JV How many cars did you have in your shop?
MP We did a total of 40 competition cars, from F1, F2 prototypes and classics. We came to the Circuit Tazio Nuvolari when they where building it to test the cars. We did so for every car we restored and maintained. When the circuit was completed two years ago, we began testing them more seriously: here we also tested the original Ferrari 312 T that was featured in the film Rush.
Mauro restored it with approval by Ferrari. He had a good relationship with the company: his name is on a wall in Maranello entitled “All the men of Ferrari,” and was also mentioned in the official McLaren book as one of the men who drove the M29.
Lastly, he was awarded by Juan Manuel Fangio himself for the excellent work he has done preparing historic F1 cars for the first edition of the Porto Cervo Grand Prix.
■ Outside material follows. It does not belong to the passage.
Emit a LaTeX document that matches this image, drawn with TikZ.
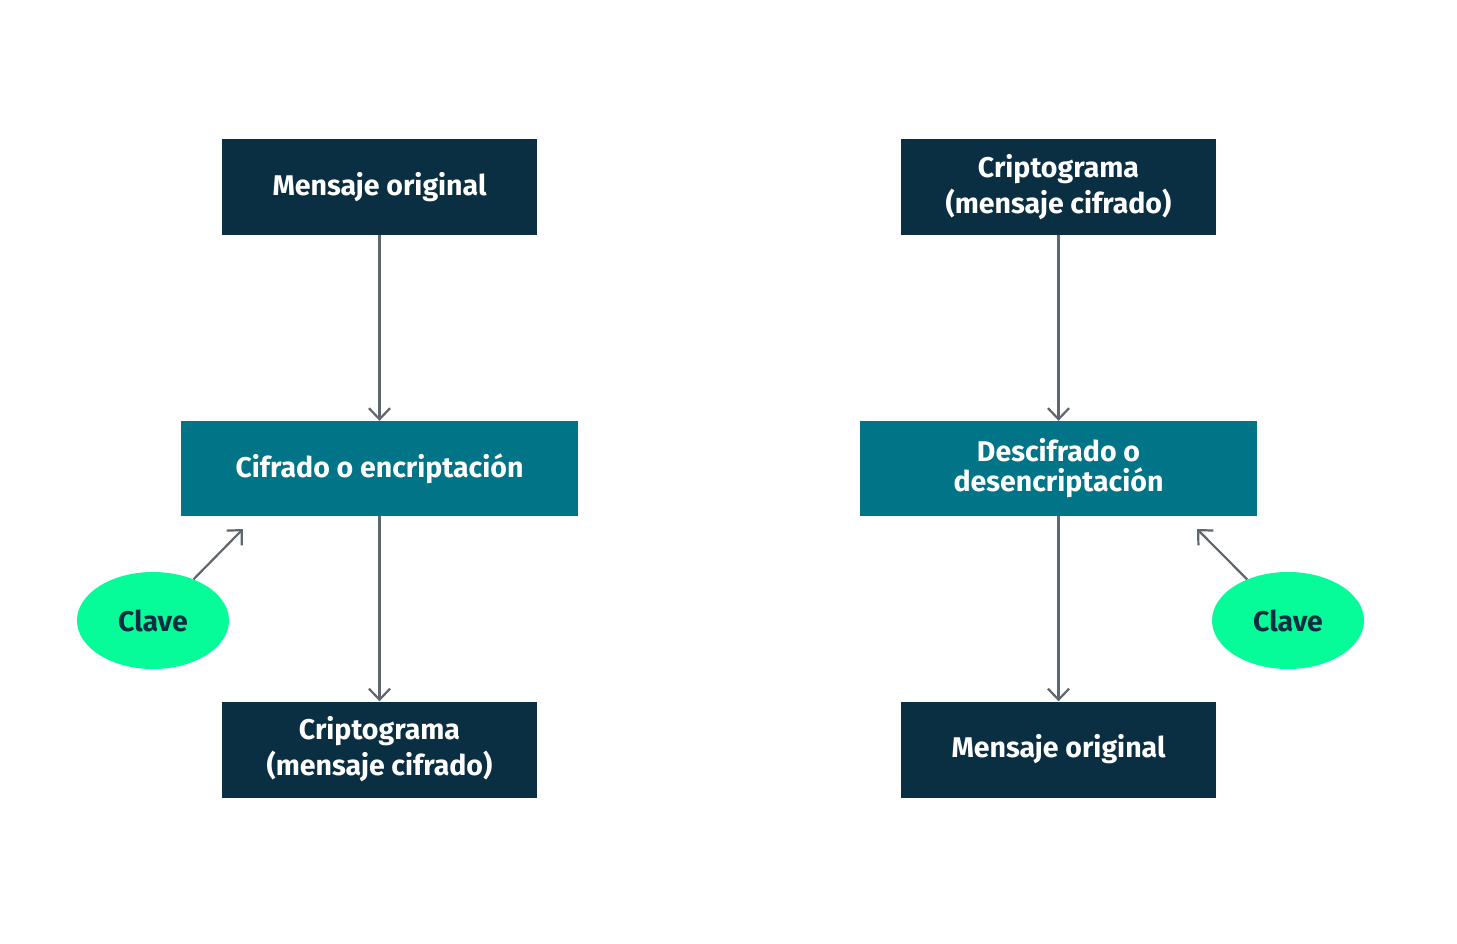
\documentclass[tikz,border=0pt]{standalone}
\usepackage{fontspec}
\setmainfont{Fira Sans}
\usepackage{tikz}
\usetikzlibrary{arrows.meta,shapes.geometric}
\definecolor{navy}{HTML}{0B2F42}
\definecolor{teal}{HTML}{017487}
\definecolor{keygreen}{HTML}{05FC98}
\definecolor{arrowgray}{HTML}{5E666E}
\tikzset{
  msg/.style={fill=navy, text=white, minimum width=315pt, minimum height=96pt, align=center, inner sep=0pt, font=\fontsize{28.5}{31}\selectfont\bfseries},
  proc/.style={fill=teal, text=white, minimum width=397pt, minimum height=95pt, align=center, inner sep=0pt, font=\fontsize{28.5}{30}\selectfont\bfseries},
  keyell/.style={ellipse, fill=keygreen, text=navy, minimum width=152pt, minimum height=97pt, inner sep=0pt, font=\fontsize{28.5}{30}\selectfont\bfseries},
  flow/.style={draw=arrowgray, line width=2.2pt, -{Straight Barb[length=11pt,width=21pt,line width=2.2pt]}}
}
\begin{document}
\begin{tikzpicture}[x=1pt,y=-1pt]
  \useasboundingbox (0,0) rectangle (1457,943);
  % cifrado
  \node[msg] (msgA) at (379.5,187) {Mensaje original};
  \node[proc] (encr) at (379.5,468.5) {Cifrado o encriptación};
  \node[msg] (cripA) at (379.5,749.5) {Criptograma\\[5pt](mensaje cifrado)};
  \node[keyell] (keyA) at (153,620.5) {Clave};
  \coordinate (tipA) at (243,529);
  \draw[flow] (msgA) -- (encr);
  \draw[flow] (encr) -- (cripA);
  \draw[flow] (keyA) -- (tipA);
  % descifrado
  \node[msg] (cripB) at (1058.5,187) {Criptograma\\[5pt](mensaje cifrado)};
  \node[proc] (decr) at (1058.5,468.5) {Descifrado o\\desencriptación};
  \node[msg] (msgB) at (1058.5,749.5) {Mensaje original};
  \node[keyell] (keyB) at (1288,620.5) {Clave};
  \coordinate (tipB) at (1197,529);
  \draw[flow] (cripB) -- (decr);
  \draw[flow] (decr) -- (msgB);
  \draw[flow] (keyB) -- (tipB);
\end{tikzpicture}
\end{document}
What an honor! When we tested the Minardi-Subaru M188, Carlo Chiti—who designed the engine—convinced Mauro to start the car and test it in the parking lot! Mauro restored many important cars, such as the ex-Niki Lauda Ferrari 312 T—the list is really long.
After the accident he had, I didn’t want anybody to continue his work. He was the only one who was able to do it properly in Italy.
We finished our brief but friendly chat; having never met Mauro or his father before the accident, I didn’t really know about these great works of preservation done for racing cars— and now, I just feel sad. As I watch Marcello walking away from me, the track is strangely both empty and silent.
For just a second in the middle of this circus of speed, loud noise, and gasoline, there were no wheels spinning, no cars racing and no engines running. Everything was just still and quiet.